Les « gilets jaunes » suscitent parfois la sympathie et parfois l’exaspération, les uns les trouvent courageux, les autres pitoyables, les uns y voient une authentique représentation du peuple et d’autres, juste des hordes manipulées par Facebook.
En attendant, les « gilets jaunes » ne laissent personne de marbre. Les Flamands n’y comprennent rien, car le mouvement n’a pas pris chez eux, et côté francophone, c’est la vitesse du mimétisme qui surprend les partis. Même si le mouvement en Belgique francophone n’a pas pris la même ampleur qu’en France, grâce notamment à la forte syndicalisation de la Wallonie.
Les spécialistes du commentaire ont évidemment envahi les plateaux de télévision pour tenter de nous expliquer doctement les origines de ce mouvement né en d’une simple grogne sur la hausse des taxes sur le prix du carburant. Mais aucune de ces explications n’emporte l’adhésion.
Normal, le phénomène des « gilets jaunes » relève de la « disruption » politique, tout comme Trump avait disrupté la politique américaine et Macron la politique française. Sauf que la disruption s’est retournée contre Emmanuel Macron : à force de dire que la notion de gauche-droite n’avait plus beaucoup de sens, les Français l’ont pris au mot, et aujourd’hui, c’est la France d’en bas contre la France d’en haut.

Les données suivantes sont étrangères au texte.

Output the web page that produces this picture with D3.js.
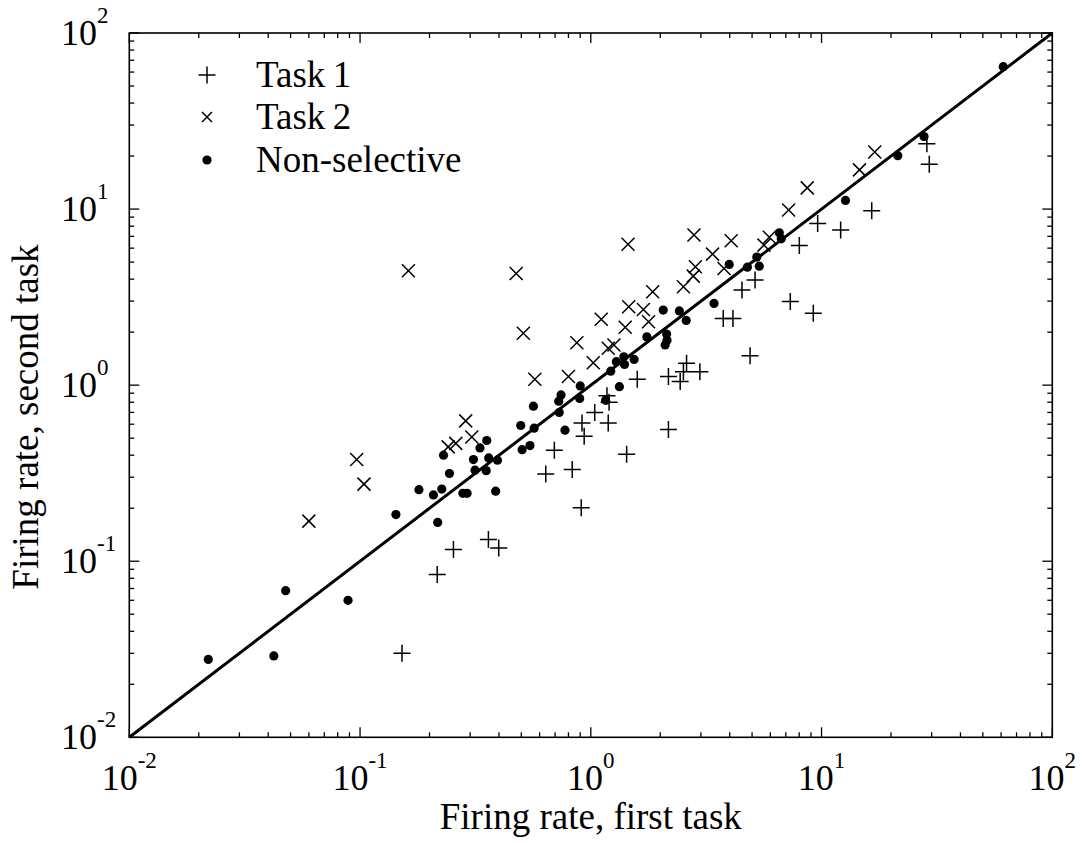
<!DOCTYPE html>
<html>
<head>
<meta charset="utf-8">
<script src="https://cdn.jsdelivr.net/npm/d3@7"></script>
<style>
  html, body { margin: 0; padding: 0; background: #fff; }
  svg { display: block; }
</style>
</head>
<body>
<svg id="chart" width="1087" height="843"></svg>
<script>
// Task 1 selective neurons (+): [first task, second task]
const task1X = [28.6, 29.3, 16.5, 12.1, 9.62, 8.01, 5.15, 4.52, 7.32, 9.21, 3.75, 4.13, 4.90, 2.60, 2.52, 2.97, 2.17, 2.44, 2.17, 1.59, 1.175, 1.20, 1.04, 1.19, 0.916, 0.936, 0.695, 1.43, 0.638, 0.831, 0.909, 0.36, 0.399, 0.254, 0.216, 0.152];
const task1Y = [23.5, 18.0, 9.77, 7.60, 8.29, 6.22, 3.95, 3.47, 2.99, 2.56, 2.39, 2.39, 1.47, 1.33, 1.19, 1.19, 1.12, 1.05, 0.56, 1.08, 0.87, 0.80, 0.70, 0.61, 0.61, 0.513, 0.427, 0.405, 0.313, 0.332, 0.201, 0.133, 0.119, 0.1165, 0.084, 0.030];

// Task 2 selective neurons (x)
const task2X = [0.162, 0.475, 0.51, 0.572, 0.80, 0.87, 1.025, 1.11, 1.19, 1.26, 1.45, 1.41, 1.46, 1.69, 1.78, 1.855, 2.52, 2.80, 3.37, 2.84, 2.78, 0.287, 0.305, 0.26, 0.241, 0.0967, 0.104, 0.060, 5.94, 5.63, 4.06, 3.78, 7.20, 8.67, 14.6, 17.0];
const task2Y = [4.46, 4.31, 1.97, 1.08, 1.12, 1.74, 1.34, 2.37, 1.62, 1.69, 6.32, 2.13, 2.79, 2.69, 2.29, 3.39, 3.62, 7.12, 5.55, 4.70, 4.16, 0.627, 0.508, 0.467, 0.446, 0.378, 0.274, 0.169, 6.91, 6.24, 6.61, 4.60, 9.87, 13.2, 16.7, 21.1];

// Non-selective neurons (dots)
const nonselX = [61.3, 27.8, 21.4, 12.7, 6.56, 6.69, 5.24, 3.98, 4.77, 5.37, 3.42, 2.06, 2.42, 2.59, 1.75, 2.13, 2.14, 2.10, 1.54, 1.39, 1.29, 1.40, 1.22, 1.33, 0.90, 0.743, 0.726, 0.895, 1.16, 0.73, 0.564, 0.497, 0.568, 0.773, 0.504, 0.545, 0.354, 0.331, 0.31, 0.361, 0.394, 0.315, 0.352, 0.23, 0.244, 0.18, 0.226, 0.208, 0.279, 0.291, 0.387, 0.143, 0.217, 0.0476, 0.0887, 0.022, 0.0423];
const nonselY = [64.4, 25.8, 20.1, 11.2, 7.33, 6.78, 5.34, 4.85, 4.68, 4.74, 2.91, 2.67, 2.64, 2.33, 1.88, 1.95, 1.80, 1.69, 1.40, 1.45, 1.36, 1.31, 1.20, 0.98, 0.99, 0.88, 0.81, 0.84, 0.82, 0.70, 0.76, 0.59, 0.57, 0.555, 0.43, 0.454, 0.485, 0.44, 0.378, 0.386, 0.375, 0.329, 0.327, 0.40, 0.315, 0.255, 0.257, 0.238, 0.243, 0.243, 0.25, 0.184, 0.166, 0.068, 0.060, 0.0277, 0.029];

const axisDomain = [0.01, 100];
const tickExponents = [-2, -1, 0, 1, 2];
const legendLabels = ["Task\u20091", "Task\u20092", "Non-selective"];
const xTitle = "Firing rate, first task";
const yTitle = "Firing rate, second task";

const FONT = "'Liberation Serif', 'Times New Roman', serif";
const svg = d3.select("#chart");
const L = 129.3, R = 1052.3, T = 33, B = 737.3;
const x = d3.scaleLog().domain(axisDomain).range([L, R]);
const y = d3.scaleLog().domain(axisDomain).range([B, T]);

// minor + major ticks
const majors = tickExponents.map(e => Math.pow(10, e));
const minors = [];
for (let e = -2; e < 2; e++) for (let m = 2; m <= 9; m++) minors.push(m * Math.pow(10, e));

const tg = svg.append("g").attr("stroke", "#000").attr("stroke-width", 1.3);
function ticks(vals, len) {
  vals.forEach(v => {
    const px = x(v), py = y(v);
    tg.append("line").attr("x1", px).attr("x2", px).attr("y1", B).attr("y2", B - len);
    tg.append("line").attr("x1", px).attr("x2", px).attr("y1", T).attr("y2", T + len);
    tg.append("line").attr("y1", py).attr("y2", py).attr("x1", L).attr("x2", L + len);
    tg.append("line").attr("y1", py).attr("y2", py).attr("x1", R).attr("x2", R - len);
  });
}
ticks(minors, 5);
ticks(majors, 10);

// frame
svg.append("rect").attr("x", L).attr("y", T).attr("width", R - L).attr("height", B - T)
  .attr("fill", "none").attr("stroke", "#000").attr("stroke-width", 1.6);

// tick labels
tickExponents.forEach(e => {
  const v = Math.pow(10, e);
  const t = svg.append("text").attr("x", x(v)).attr("y", 790).attr("text-anchor", "middle")
    .attr("font-family", FONT).attr("font-size", 36);
  t.append("tspan").text("10");
  t.append("tspan").attr("dy", -22).attr("font-size", 23).text(String(e));
  const ty = svg.append("text").attr("x", 61).attr("y", y(v) + 12).attr("text-anchor", "start")
    .attr("font-family", FONT).attr("font-size", 36);
  ty.append("tspan").text("10");
  ty.append("tspan").attr("dy", -22).attr("font-size", 23).text(String(e));
});

// diagonal y = x
svg.append("line").attr("x1", x(axisDomain[0])).attr("y1", y(axisDomain[0]))
  .attr("x2", x(axisDomain[1])).attr("y2", y(axisDomain[1]))
  .attr("stroke", "#000").attr("stroke-width", 3);

const plusPath = "M-8.5,0H8.5M0,-8.5V8.5";
const crossPath = "M-6.5,-6.5L6.5,6.5M-6.5,6.5L6.5,-6.5";

svg.append("g").selectAll("path").data(d3.range(task1X.length)).join("path")
  .attr("d", plusPath).attr("transform", i => `translate(${x(task1X[i])},${y(task1Y[i])})`)
  .attr("stroke", "#000").attr("stroke-width", 1.5).attr("fill", "none");
svg.append("g").selectAll("path").data(d3.range(task2X.length)).join("path")
  .attr("d", crossPath).attr("transform", i => `translate(${x(task2X[i])},${y(task2Y[i])})`)
  .attr("stroke", "#000").attr("stroke-width", 1.5).attr("fill", "none");
svg.append("g").selectAll("circle").data(d3.range(nonselX.length)).join("circle")
  .attr("cx", i => x(nonselX[i])).attr("cy", i => y(nonselY[i])).attr("r", 4.6).attr("fill", "#000");

// legend
const legY = [75, 117, 160];
const lg = svg.append("g");
lg.append("path").attr("d", plusPath).attr("transform", `translate(207,${legY[0]})`).attr("stroke", "#000").attr("stroke-width", 1.5);
lg.append("path").attr("d", "M-5,-5L5,5M-5,5L5,-5").attr("transform", `translate(207,${legY[1]})`).attr("stroke", "#000").attr("stroke-width", 1.5);
lg.append("circle").attr("cx", 207).attr("cy", legY[2]).attr("r", 4.6).attr("fill", "#000");
legendLabels.forEach((s, i) => {
  lg.append("text").attr("x", 256).attr("y", legY[i] + 12)
    .attr("font-family", FONT).attr("font-size", 37).text(s);
});

// axis titles
svg.append("text").attr("x", (L + R) / 2).attr("y", 829).attr("text-anchor", "middle")
  .attr("font-family", FONT).attr("font-size", 37).text(xTitle);
svg.append("text").attr("transform", `translate(38,417) rotate(-90)`).attr("text-anchor", "middle")
  .attr("font-family", FONT).attr("font-size", 37).text(yTitle);
</script>
</body>
</html>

Le « peuple » contre les « élites » politiques et médiatiques. Philippe Silberzahn, consultant et professeur de management bien connu en France pense que ce mouvement fait voler en éclat nos modèles mentaux traditionnels. Selon lui, cette révolte jaune peut être lue de différente manière selon le modèle mental qui a notre préférence. J’égrène sa démonstration.
Le modèle mental libéral ? Oui, c’est évident, c’est un mouvement libéral, car le peuple se révolte – enfin – contre les taxes. Merci aux gilets jaunes de ce sursaut. Merci à eux de rappeler « qu’il faut revoir complètement notre fiscalité ».
Le modèle autoritaire ? Oui, toutes ces dérives sur les Champs-Élysées démontrent que ces gilets jaunes sont infiltrés par des extrémistes, des petits casseurs et qu’il faut d’urgence rétablir l’ordre républicain (le mot « républicain » est chic et permet d’atténuer le recours à la force). Bref, vive l’état d’urgence.
Le modèle mental de gauche ? Le peuple se révolte d’abord contre la vie chère, la hausse du prix du carburant n’est qu’un prétexte. C’est avant tout une révolte contre le Président des riches, un président soupçonné de rouler plus pour ses anciens amis banquiers de chez Rotschild que pour le petit peuple. Bref, c’est la revanche des petits qui disent « regardez-nous, on existe ! ».
Le modèle mental géographique ? C’est la réponse des campagnes contre les grandes villes. Bref, c’est le grand retour de la géographie dans le débat politique.
Le modèle mental historique ? Il tente d’expliquer cette mauvaise humeur par le côté révolutionnaire et râleur du peuple français. Toujours prompt à s’enticher d’un nouveau monarque, mais toujours prêt à le décapiter avant la fin de son mandat. Bref, c’est normal, c’est une jacquerie de plus dont la France a la spécialité. Pendons quelques meneurs et vous verrez tout reviendra dans l’ordre après les fêtes.
Le modèle mental médiatique ? Tout serait de la faute des médias qui donnent trop d’importance à ce mouvement et aux élucubrations de leurs porte-paroles. Bref, les médias exagèrent un mouvement minoritaire pour faire de l’audience.
En réalité, Philippe Silberzahn a raison de dire qu’en ce moment, nous sommes en pleine période de confusion. Mais c’est le propre d’une disruption. Elle nous laisse KO, car on ne l’a pas vu venir. Et les partis politiques sont désemparés.
Écolo ? Ils constatent que ces manifestants se fichent du réchauffement climatique et mettent d’abord en avant leur pouvoir d’achat. Écolo peut-il les traiter d’égoïstes ? La droite ? Elle pensait que la révolte viendrait des banlieues et des réfugiés. Ben non, elle vient de français de souche et contredit donc son schéma mental du « eux contre nous ». La gauche ? La révolte a démarré contre les taxes, donc contre l’État. Elle n’a pas porté sur les salaires et donc sur le « grand-capital ».
Que peut dire la gauche face à ce rejet de l’État préservatif ? Rien, car le préservatif est troué et ne protège plus de rien. Et d’ailleurs, en France, malgré leur silence criminel, aucun des ténors de l’opposition ne bénéficie d’une hausse de sa cote de popularité. Sans doute, parce que le peuple aimerait se passer d’eux et revenir à une démocratie directe. Mais la démocratie directe, l’histoire l’a montré, c’est d’abord la « chienlit » et ensuite, l’homme providentiel. Donc la dictature.